Road embankment pre-load on soft clay — coastal wetland in central-southern zone
ParameterValue
Soft layer thickness Hdr8.0 m (drains top and bottom: Hdr = 4 m)
Cv vertical consolidation coefficient1.5 m²/year
Ch radial consolidation coefficient3.0 m²/year (typically 2-3 × Cv)
Prefabricated PVD, dw0.07 m
Spacing s (triangular grid)1.5 m
Estimated total settlement S∞45 cm (from Cc, e₀, σ'v0)
Target consolidation period6 months = 0.5 years

Equivalent cell diameter: de = 1.05 · 1.5 = 1.575 m. Ratio n = de/dw = 1.575/0.07 = 22.5. Simplified factor F(n): F(n) = ln(22.5) − 3/4 = 3.114 − 0.75 = 2.364. Radial time factor at t = 0.5 years: Th = Ch · t / de² = 3.0 · 0.5 / 1.575² = 1.5 / 2.481 = 0.605. Radial degree: Uh = 1 − exp(−8·0.605 / 2.364) = 1 − exp(−2.048) = 1 − 0.129 = 0.871 → 87.1 %. Vertical degree at the same time (Hdr = 4 m, Cv = 1.5): Tv = 1.5 · 0.5 / 4² = 0.047. Uv = 2·√(0.047/π) = 2·0.122 = 0.244 → 24.4 %. Combined: U = 1 − (1 − 0.244)·(1 − 0.871) = 1 − 0.756·0.129 = 1 − 0.0975 = 0.902 → 90.2 %. Settlement at 6 months: S(0.5) = 0.902 · 45 = 40.6 cm. Without drains (only Uv = 24.4 %), settlement in 6 months would be barely 11 cm, and reaching 90 % would take about 13 years.

Result: Uh = 87 % · Combined U = 90 % · Settlement at 6 months = 41 cm (vs 11 cm without drains).

Interpretation of results

The design with PVD at 1.5 m spacing reduces the time to reach 90 % consolidation from ~13 years to 6 months. This enables the overlying works (pavements, structures) to be built without problematic differential settlements. If Ch is uncertain, in-situ testing with piezometer monitoring during pre-loading is recommended to recalibrate. The design is validated when the measured settlement reaches 80 % of the estimated value within the predicted time.

Reference standards

Frequently asked questions

What is the difference between a sand drain and a PVD?

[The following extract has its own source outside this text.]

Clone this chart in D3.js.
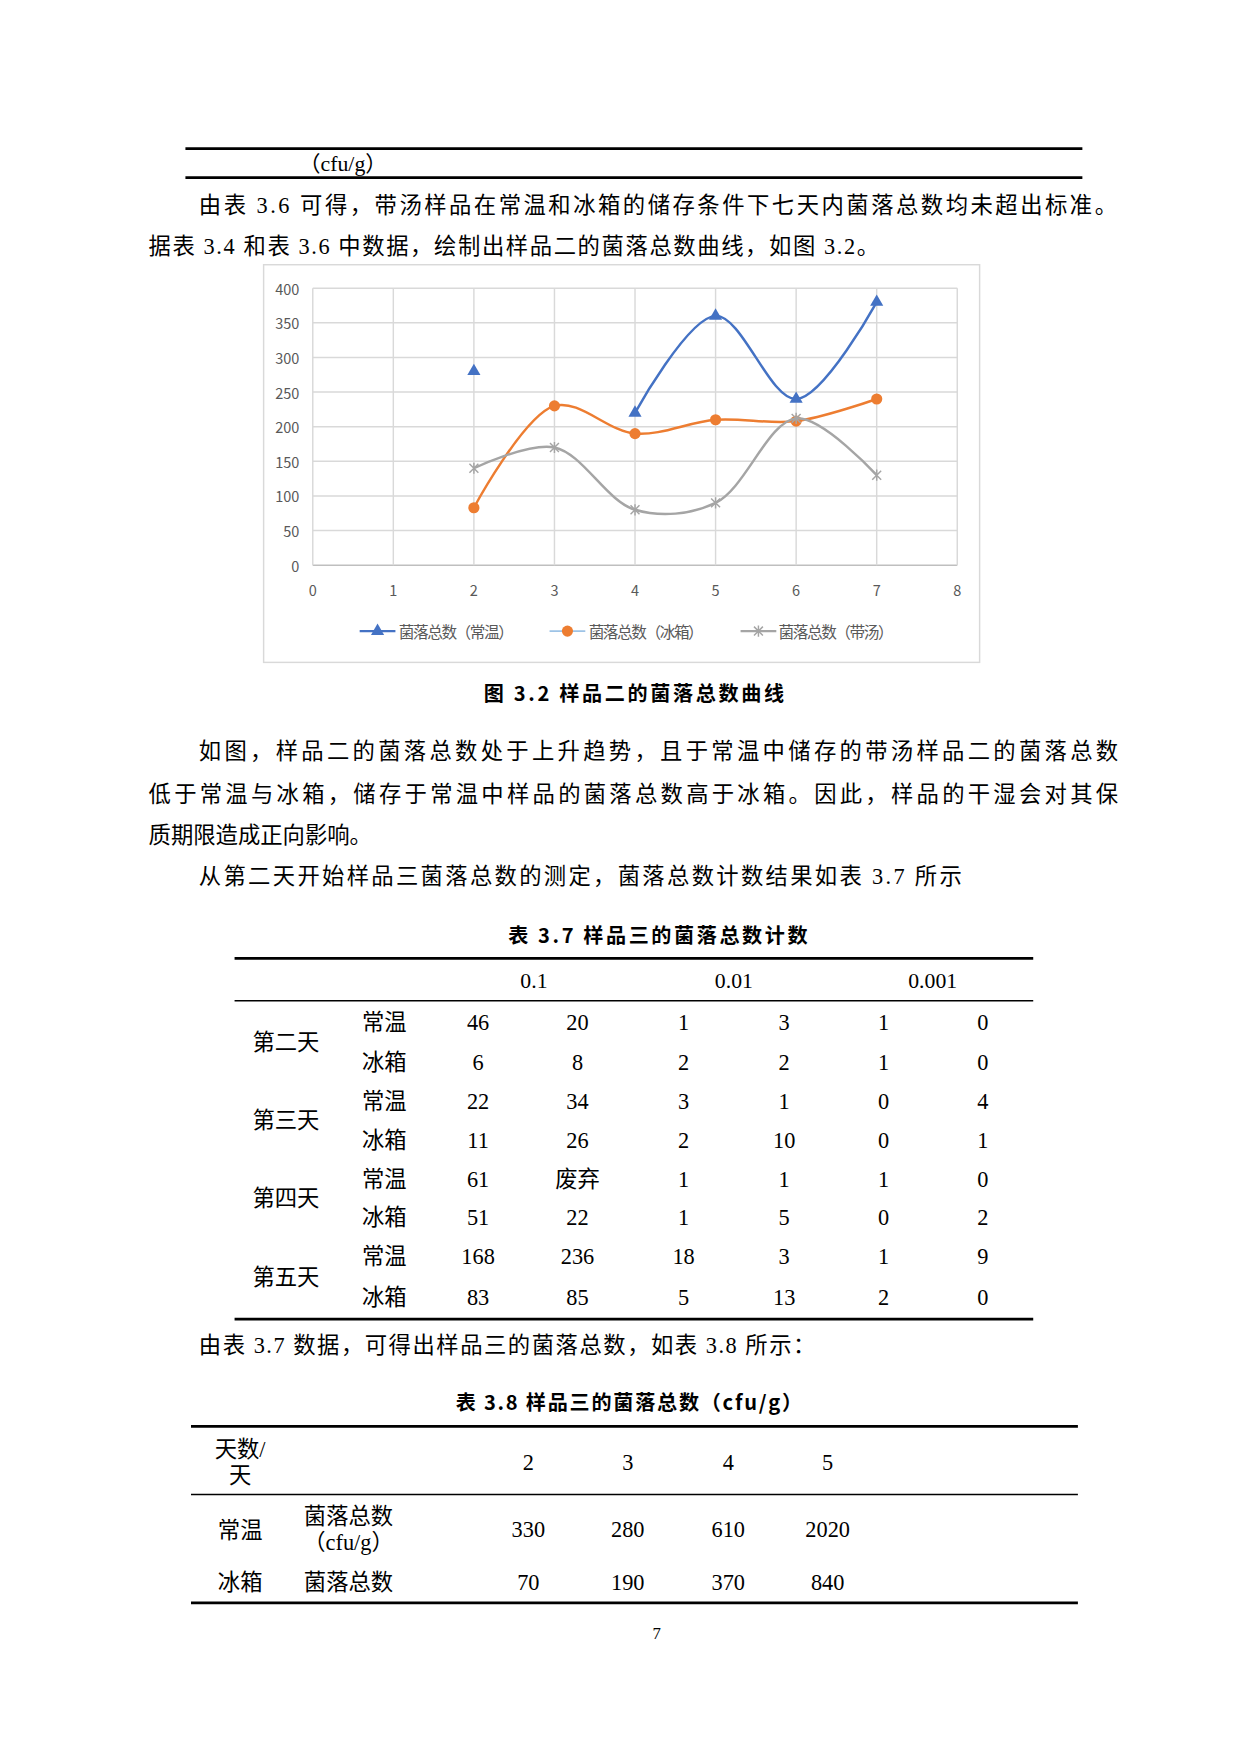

Sand drain: a 30-40 cm diameter borehole filled with clean well-graded sand; more expensive and slower to install but durable. PVD (Prefabricated Vertical Drain): a corrugated plastic strip wrapped in a filter geotextile, 10 cm × 4 mm, installed with a mandrel; very economical and fast (500-1,000 m per day). PVD dominates modern pre-loading projects.

Square or triangular grid?

Triangular grid is 15 % more efficient (greater influence area per drain) and is used in 90 % of cases. Square grid is only used if there are construction constraints or equipment with a mandatory square pattern. The equivalent cell diameter is 1.05·s for triangular vs 1.13·s for square.

What is the smear effect?

When installing the drain, the nearby clay is remoulded and loses permeability (Kh decreases 3-10 times). This zone of thickness 2·dw is called the smear zone and delays consolidation. In design, it is included with an additional factor in F(n): F(n) = ln(n/s) + (Kh/Ks)·ln(s) − 0.75, where s = ds/dw ≈ 1.5-3 and Ks/Kh ≈ 0.1-0.3.

How is consolidation verified on site?

Installation of vibrating wire piezometers at 3-4 depths and settlement plates at the embankment head. Excess pore pressure and vertical displacement are measured weekly during pre-loading. When excess pressure drops and settlement stabilises, consolidation is considered complete. The Asaoka 1978 method is the standard for estimating S∞ from partial data.